Aquella tarde de invierno pardo y monótono don Segundino se hizo cargo de que el frío arreciaba en la calle a esa hora del ecuador vespertino y no dudó en invitar a pasar al salón de su casa al quinteto de infantiles telespectadores que, como todas las tardes, asían sus rostros de asombro y sabañones al ventanal del acomodado propietario para imbuirse en las ocurrencias de Valentina y el capitán Tan que ilustraban la pantalla de uno de los dos únicos receptores de televisión que había en el pueblo: el de don Segundino y el de Manolo, el regente de la exclusiva taberna de la localidad, en la que junto al adicto entretenimiento de pasar las horas frente a aquel novedoso electrodoméstico de la casi paleotelevisión, los vecinos –varones, todos- empleaban su ocio en las partidas de naipes y en el juego del dominó. La secuencia, generalizada y habitual en numerosos rincones del territorio patrio, ponía en evidencia el impacto de los primeros años de la llegada de la televisión –española, por supuesto- a nuestra tierra.
La irrupción del novísimo medio electrónico en la sociedad del momento aportó grandes ventajas, pero alteró las relaciones personales, deterioró los hábitos y costumbres y menoscabó la excelente aceptación que había logrado su hermano mayor, el cine. Ese cine que tanta vida nos ha dado y que ahora, tras una irregular trayectoria, se asoma al abismo aun cuando no cesan iniciativas y actuaciones para dotarlo de vida, como el Festival Internacional de Cine de Almería que con gran esfuerzo celebra la edición de 2020 durante esta semana.
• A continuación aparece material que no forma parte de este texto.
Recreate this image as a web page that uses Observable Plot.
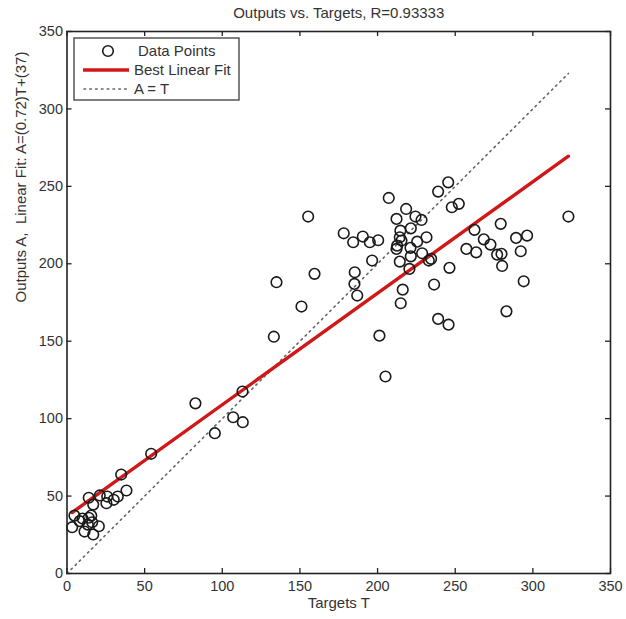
<!DOCTYPE html>
<html>
<head>
<meta charset="utf-8">
<script src="https://cdn.jsdelivr.net/npm/d3@7"></script>
<script src="https://cdn.jsdelivr.net/npm/@observablehq/plot@0.6"></script>
<style>
  html, body { margin: 0; padding: 0; background: #fff; }
  #wrap { position: relative; width: 626px; height: 619px; font-family: "Liberation Sans", Arial, sans-serif; }
  #legend { position: absolute; left: 0; top: 0; }
</style>
</head>
<body>
<div id="wrap"></div>
<script>
const titleText = "Outputs vs. Targets, R=0.93333";
const xLabel = "Targets T";
const yLabel = "Outputs A,  Linear Fit: A=(0.72)T+(37)";
const xTicks = [0, 50, 100, 150, 200, 250, 300, 350];
const yTicks = [0, 50, 100, 150, 200, 250, 300, 350];
const fitSlope = 0.72;
const fitIntercept = 37;
const legendLabels = ["Data Points", "Best Linear Fit", "A = T"];

const targets = [
  207.2, 245.5, 239.0, 218.4, 224.4, 228.3, 212.2, 221.4, 214.7, 214.3,
  215.4, 212.6, 212.2, 221.2, 225.5, 231.5, 221.4, 214.3, 220.5, 228.7,
  233.0, 234.5, 247.8, 252.3, 155.3, 178.2, 184.3, 190.5, 195.0, 200.4,
  196.5, 185.3, 185.1, 186.9, 159.4, 134.9, 151.0, 216.2, 214.9, 236.4,
  246.3, 239.0, 262.4, 279.3, 268.4, 272.7, 257.2, 263.5, 277.0, 279.8,
  280.2, 289.2, 296.3, 292.2, 294.1, 283.0, 245.7, 322.9, 201.2, 205.1,
  133.2,
  82.7, 107.0, 113.2, 95.2, 113.0, 54.2, 34.9, 38.3, 32.7, 30.1,
  25.9, 25.4, 21.1, 16.9, 14.0, 4.8, 8.2, 3.3, 14.0, 15.6,
  16.2, 13.4, 20.5, 11.3, 16.9, 10.0
];
const outputs = [
  242.5, 252.6, 246.6, 235.4, 230.5, 228.3, 229.0, 222.9, 221.4, 217.1,
  215.0, 211.7, 209.6, 210.3, 214.3, 217.1, 204.8, 201.4, 196.7, 206.8,
  202.1, 203.2, 236.5, 238.7, 230.5, 219.7, 213.9, 217.6, 213.9, 215.2,
  202.1, 194.5, 187.0, 179.5, 193.5, 188.1, 172.4, 183.3, 174.5, 186.6,
  197.4, 164.4, 221.9, 225.8, 215.8, 212.4, 209.6, 207.4, 205.9, 206.4,
  198.6, 216.7, 218.2, 208.1, 188.7, 169.3, 160.7, 230.5, 153.6, 127.2,
  152.9,
  109.9, 100.9, 97.7, 90.6, 117.5, 77.3, 63.9, 53.6, 49.7, 47.6,
  49.7, 45.4, 50.4, 44.5, 48.9, 37.4, 33.8, 29.9, 36.0, 37.4,
  33.1, 31.6, 30.5, 27.1, 25.2, 35.5
];

const points = targets.map((t, i) => ({T: t, A: outputs[i]}));
const tMin = d3.min(targets), tMax = d3.max(targets);
const fitLine = [tMin, tMax].map(t => ({T: t, A: fitSlope * t + fitIntercept}));
const idLine = [0, tMax].map(t => ({T: t, A: t}));

const W = 626, H = 619;
const mL = 66.5, mR = 16, mT = 31, mB = 46;
const innerH = H - mT - mB;
const innerW = W - mL - mR;
const tickLen = 5;
const textColor = "#333";

const chart = Plot.plot({
  width: W,
  height: H,
  marginLeft: mL,
  marginRight: mR,
  marginTop: mT,
  marginBottom: mB,
  style: { fontFamily: "'Liberation Sans', Arial, sans-serif", fontSize: "14.5px", background: "#fff", color: textColor },
  x: { domain: [0, 350] },
  y: { domain: [0, 350] },
  marks: [
    Plot.axisX({ ticks: xTicks, tickSize: 0, tickPadding: 7, label: null, fontSize: 14.5, fill: textColor, tickFormat: d => String(d) }),
    Plot.axisY({ ticks: yTicks, tickSize: 0, tickPadding: 4, label: null, fontSize: 14.5, fill: textColor, tickFormat: d => String(d) }),
    // inward ticks on all four sides
    Plot.tickX(xTicks, { x: d => d, insetTop: innerH - tickLen, stroke: "#222", strokeWidth: 1.3 }),
    Plot.tickX(xTicks, { x: d => d, insetBottom: innerH - tickLen, stroke: "#222", strokeWidth: 1.3 }),
    Plot.tickY(yTicks, { y: d => d, insetRight: innerW - tickLen, stroke: "#222", strokeWidth: 1.3 }),
    Plot.tickY(yTicks, { y: d => d, insetLeft: innerW - tickLen, stroke: "#222", strokeWidth: 1.3 }),
    Plot.line(idLine, { x: "T", y: "A", stroke: "#666", strokeWidth: 1.6, strokeDasharray: "1.6,4.2", strokeLinecap: "round" }),
    Plot.line(fitLine, { x: "T", y: "A", stroke: "#d01818", strokeWidth: 3.4 }),
    Plot.dot(points, { x: "T", y: "A", r: 5.3, stroke: "#1a1a1a", strokeWidth: 1.6, fill: "none" }),
    Plot.frame({ stroke: "#222", strokeWidth: 1.6 }),
    Plot.text([titleText], { frameAnchor: "top", dy: -18, text: d => d, fontSize: 15, fill: textColor, lineAnchor: "middle" }),
    Plot.text([xLabel], { frameAnchor: "bottom", dy: 30, text: d => d, fontSize: 15, fill: textColor, lineAnchor: "middle" }),
    Plot.text([yLabel], { frameAnchor: "left", dx: -45.5, rotate: -90, text: d => d, fontSize: 15, fill: textColor, lineAnchor: "middle" })
  ]
});

const wrap = document.getElementById("wrap");
wrap.appendChild(chart);

// Legend overlay
const leg = d3.select(wrap).append("svg")
  .attr("id", "legend")
  .attr("width", W).attr("height", H)
  .style("font-family", "'Liberation Sans', Arial, sans-serif")
  .style("font-size", "15px");
leg.append("rect").attr("x", 74).attr("y", 38).attr("width", 165).attr("height", 62)
  .attr("fill", "#fff").attr("stroke", "#555").attr("stroke-width", 1.5);
leg.append("circle").attr("cx", 108).attr("cy", 51).attr("r", 5.3)
  .attr("fill", "none").attr("stroke", "#1a1a1a").attr("stroke-width", 1.6);
leg.append("line").attr("x1", 83).attr("x2", 129).attr("y1", 70).attr("y2", 70)
  .attr("stroke", "#d01818").attr("stroke-width", 3.4);
leg.append("line").attr("x1", 84).attr("x2", 129).attr("y1", 89).attr("y2", 89)
  .attr("stroke", "#666").attr("stroke-width", 1.6).attr("stroke-dasharray", "1.6,4.2").attr("stroke-linecap", "round");
const ly = [51, 70, 89], lx = [138, 134, 134];
legendLabels.forEach((s, i) => {
  leg.append("text").attr("x", lx[i]).attr("y", ly[i]).attr("dy", "0.35em")
    .attr("fill", textColor).text(s);
});
</script>
</body>
</html>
El cine está mutando desde su origen. Pero las que ya no mutarán son las más de quinientas salas que han desaparecido en los últimos cuatro años, a pesar de la lucha y del empeño para evitar su extinción. La agonía y muerte de los cines no ha sido prioridad en la agenda de los políticos ni, me atrevería a asegurar, de los propios espectadores. La orfandad de salas se ha expandido como la grama, desde décadas atrás, por los cuatro puntos cardinales de nuestro país, donde, a lo más, quedan privilegiados fotogramas en la memoria del particular cine de cada vecino, de cada pueblo o comarca. Como el cine ocasional de uno de aquellos niños de Rionegro del Puente, en tierras de Sanabria, que devoraba la televisión de don Segundino, quien antes del invento hertziano aguardaba con ansiedad la llegada, una vez al año, de “Los Zingaros”, los “empresarios” cinematográficos que llevaban al pueblo un carromato con un proyector de magia e ilusión.
A toque de trompeta anunciaban la proyección del día, que se desarrollaba en la improvisada sala de la nave de Basilio, el herrero, cuyo suelo se caldeaba con paja mojada mediante un sistema de “gloria” y donde aquella noche todo el vecindario acudía, silla en mano, para deleitarse con las cintas de Suevia Films. La temporada cinematográfica se prolongaba en localidades cercanas, como Cerecinos de Campos, donde el cine, propiedad del juez de paz, ocupaba sala propia y disponía de asientos con bancadas de madera.
En coordenadas del Sur, en el norte almeriense, el extinto cine de mi vida, en Oria, habita el deteriorado y maltrecho edificio de la primitiva mezquita y posterior Iglesia de la Sagrada Familia, del siglo XVI. Por la amplia pantalla del viejo templo desfilaron los mejores títulos de Cesáreo González y Cifesa, con la firma de Rafael Gil, Juan Antonio Nieves o Juan de Orduña, entre otros renombrados directores de aquel incipiente periodo del desarrollismo de la industria cinéfila española.
La modernidad tenía nombre de película, que todas las semanas llegaba por correo en aquellas pesadas sacas con una media de diez rollos que guardaban tres kilómetros de cinta que hacía desfilar por el vetusto proyector el operador de entonces, Eusebio Reche, quien había sucedido a Cleto Sánchez y quien entregó el testigo a Manuel Carrión. La hoja de censura y la ficha de la película no faltaban en aquel envío que recibía el cine parroquial, gestionado por Cipriano Cruz, José López Alex y mi padre, entre otros convecinos. Dos pizarras, junto alguna cartelería, que colgaba Francisco Tortosa en la Plaza de la Constitución, anunciaban la sesión cinematográfica, que en ocasiones tenía doblete. Los helados, refrescos y golosinas de María Sánchez “la Minera”, que regentaba el ambigú de la “sala” endulzaron los “descansos” técnicos de aquellas entrañables proyecciones del cine de mi pueblo, el cine, como otros, de nuestras vidas.